Now, there’s nothing inherently wrong with any sort of cultural product aiming to titillate or indeed move merchandise through sex. But as I’ve alluded to previously, the video game medium is uniquely inept at being sexy, and as the philosopher Timberlake once remarked, one cannot bring sexy back where it’s never been. With the industry’s boys-club culture in a stunted period of adolescence the savvy gamer knows to be inherently suspicious of digital lasciviousness.

And in Bayonetta’s case the suspicion proves more than warranted. The game’s titular protagonist is a practicing witch, though her impossible figure strikes more of a naughty librarian-cum-BDSM devotee note. Her exaggerated combat techniques, while undeniable in their brutal efficiency, are decorated with lipstick marks, a lot of suggestive bending and the tendency to require complete nudity. To regain health Bayonetta sucks salaciously on lollipops and her more powerful attacks take the form of sadomasochistic sex play. A wickeder witch one would be hard pressed to find.

There’s been a wealth of analysis on the topic of Bayonetta’s Mardi Gras-like tendencies from some of gaming’s finest commentators. Wired’s Gus Mastrapa found the game’s thematic silliness to overpower fundamental brilliance, whereas Iroquois Pliskin of Versus CluClu Land argued for the game as a triumph over its creative mistakes. Over at GamePro Leigh Alexander found the title to be empowering rather than exploitative, a position Tiff Chow disagrees with vehemently on her blog.

Those fine writers have all done a wonderful job of breaking down the game’s individual ass-shots and double-entendres, so rather than add my own close-reading I thought I would just share my first experience with the problematic Witch.

Whenever possible I like to play games as a social undertaking, even if its just a bunch of spectators passively watching a single-player game while drinking away the evening. This is more often than not a crowd of friends, most relatively intelligent, interesting, discerning individuals who aren’t necessarily all that fascinated by video games. It’s cool to be able to show off a well-made game to an audience unfamiliar with the medium’s possibilities and it’s equally valuable to hear outsider opinions on the things we gamers take for granted.

When I loaded up Bayonetta in such an environment, however, the experience wasn’t quite so positive. Within minutes the derisive chuckles had started up as the catsuit-clad heroine swished across the screen in fully loaded five-inch heels. When the hodgepodge of western religious iconography began to rain down the mood went from jovial to incredulous, and after the third nonsensical cinematic filled with stilted dialogue, ridiculous posturing, and impenetrable plot points things turned poisonous; worse than being offended, the crowd become bored.

I lost the room so completely that I couldn’t even summon the courage to at least commend the tight mechanics, at that point the observation would have meant less than nothing.

Still, in my capacity as a reviewer I know there’s a good, perhaps even great, game buried beneath all that lipstick and hair.

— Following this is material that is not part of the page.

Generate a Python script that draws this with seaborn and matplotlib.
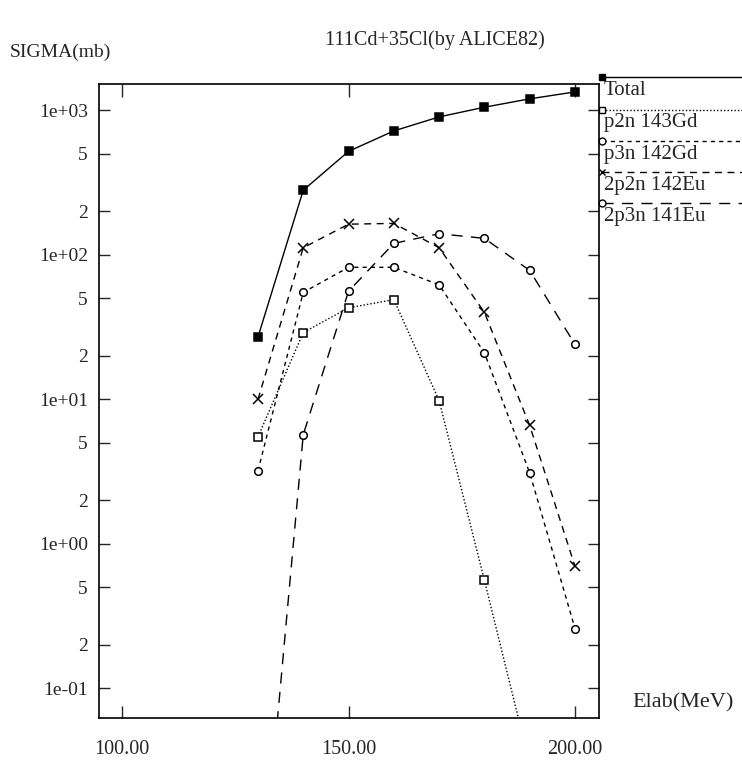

I came back to the game repeatedly, as is my duty, but found the trappings increasingly aggravating even when alone.

Whether or not the game’s style does indeed drown its substantiative achievements will be, I think, a matter of personal taste. But as far as an objective (ha) test goes, my ‘Room full of Partially Interested Observers’ method rules Bayonetta an unprecedented failure. For all that’s worth.

When trying to asses a game on a less technical, more creative level I like to think of the simmering anger I felt when first reading Roger Ebert’s ‘games aren’t art’ comments. If we made him sit down and take notice, told him we were about to prove him wrong, would the game in question confront Ebert’s assumptions, subvert them, surprise him, and make him think again?

Most of the time probably not, that doesn’t necessarily deem a game worthwhile or not. But if the suggestion would cause the verbose critic to involuntarily double over with mocking laughter, however, then I think the case is pretty cut and dry. Sorry, Bayonetta.